Jiancheng Song

Contact:
Institute of Molecular BioSciences,
Massey University,
Palmerston North
Email: j.song@massey.ac.nz

Supervisors:
Dr. John Clemens, IMBS, Massey University
Prof. Paula E. Jameson, IMBS, Massey University
Dr. Garry K. Burge, Crop and Food Research, Palmerston North

My PhD project is based on the conservation genetics of kaka beak (Clianthus) and New Zealand kowhai (Sophora) in answering the following questions: What is the genetic relationship among wild populations? When are flowers formed and what are the molecular mechanism of floral development? How long do cut flowers last in a vase and how can their life be prolonged?

Kaka beak is a genus endemic to New Zealand. It is critically endangered, with less than 120 plants in very small, scattered populations between East Cape and Hawke's Bay. Kowhai (Sophora) is one of the New Zealand's most beautiful trees flowers. At least seven species are described as native species of New Zealand. Little is known about the genetic relatedness of wild populations of kaka beak and species of New Zealand Kowhai. We also know little about their flowering physiology and the molecular mechanisms.

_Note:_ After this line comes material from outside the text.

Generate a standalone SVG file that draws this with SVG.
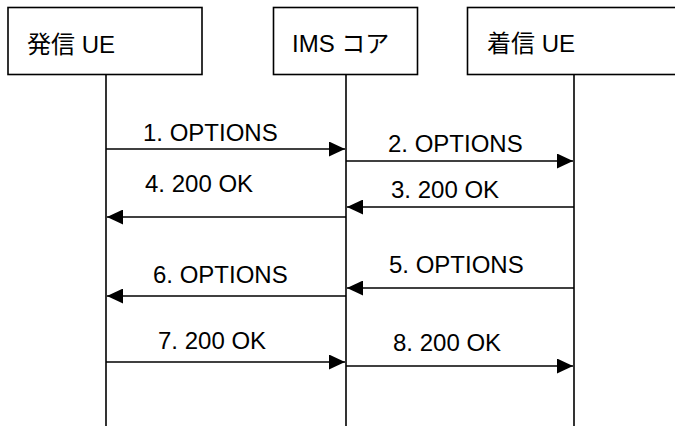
<svg xmlns="http://www.w3.org/2000/svg" width="675" height="426" viewBox="0 0 675 426">
<style>
.box{fill:#fff;stroke:#000;stroke-width:1.6}
.life{stroke:#000;stroke-width:1.6;fill:none}
.msg{stroke:#000;stroke-width:1.6;fill:none;marker-end:url(#ah)}
.t{font-family:"Liberation Sans","Noto Sans CJK JP",sans-serif;font-size:24px;fill:#000}
</style>
<defs>
<marker id="ah" viewBox="0 0 16 15" refX="16" refY="7.5" markerWidth="16" markerHeight="15" markerUnits="userSpaceOnUse" orient="auto">
<path d="M0,0 L16,7.5 L0,15 Z" fill="#000"/>
</marker>
</defs>
<rect width="675" height="426" fill="#fff"/>
<g id="node-caller">
<rect class="box" x="8" y="7.5" width="194" height="67"/>
<text class="t" x="27" y="53">発信 UE</text>
</g>
<g id="node-ims">
<rect class="box" x="273.5" y="7.5" width="144" height="67"/>
<text class="t" x="292" y="52">IMS コア</text>
</g>
<g id="node-callee">
<rect class="box" x="467.5" y="7.5" width="220" height="67"/>
<text class="t" x="487" y="52">着信 UE</text>
</g>
<g id="connectors">
<line class="life" x1="106" y1="74.5" x2="106" y2="426"/>
<line class="life" x1="346" y1="74.5" x2="346" y2="426"/>
<line class="life" x1="574" y1="74.5" x2="574" y2="426"/>
<line class="msg" x1="106" y1="149" x2="345" y2="149"/>
<line class="msg" x1="346" y1="161" x2="573" y2="161"/>
<line class="msg" x1="574" y1="207" x2="347" y2="207"/>
<line class="msg" x1="346" y1="217" x2="107" y2="217"/>
<line class="msg" x1="574" y1="288" x2="347" y2="288"/>
<line class="msg" x1="346" y1="296" x2="107" y2="296"/>
<line class="msg" x1="106" y1="362" x2="345" y2="362"/>
<line class="msg" x1="346" y1="366" x2="573" y2="366"/>
<text class="t" x="143" y="141">1. OPTIONS</text>
<text class="t" x="388" y="152">2. OPTIONS</text>
<text class="t" x="391" y="198">3. 200 OK</text>
<text class="t" x="145" y="192">4. 200 OK</text>
<text class="t" x="389" y="273">5. OPTIONS</text>
<text class="t" x="153" y="283">6. OPTIONS</text>
<text class="t" x="158" y="349">7. 200 OK</text>
<text class="t" x="393" y="351">8. 200 OK</text>
</g>
</svg>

For kaka beak, genetic analyses using ISSR and RAPD revealed that the further apart the populations the more distantly they are related. However, C. puniceus is closely related to some populations of C. maximus. Inflorescences initiated from summer to autumn, but most flowers abort unless they are formed around May. Postharvest treatments prolong the attractive life of cut flowers from 4-5 days to 14-15 days. For most kowhai species, Inflorescences and floral buds initiated in October and developed rapidly. Individual flower buds ceased to develop in December and remained inactive until August, when floral organs restart to develop quickly before full bloom in September. Postharvest treatments have little effect on vase life. Sequences of genes controlling flower initiation and development in kowhai and kaka beak, such as homologous of LEAFY, APETALA1, PISTILLATA and AGAMOUS have been partially determined using PCR sequencing strategy and degenerate primers. Temporal and spatial expression of these genes is under investigation using real time PCR and in situ hybridisation techniques.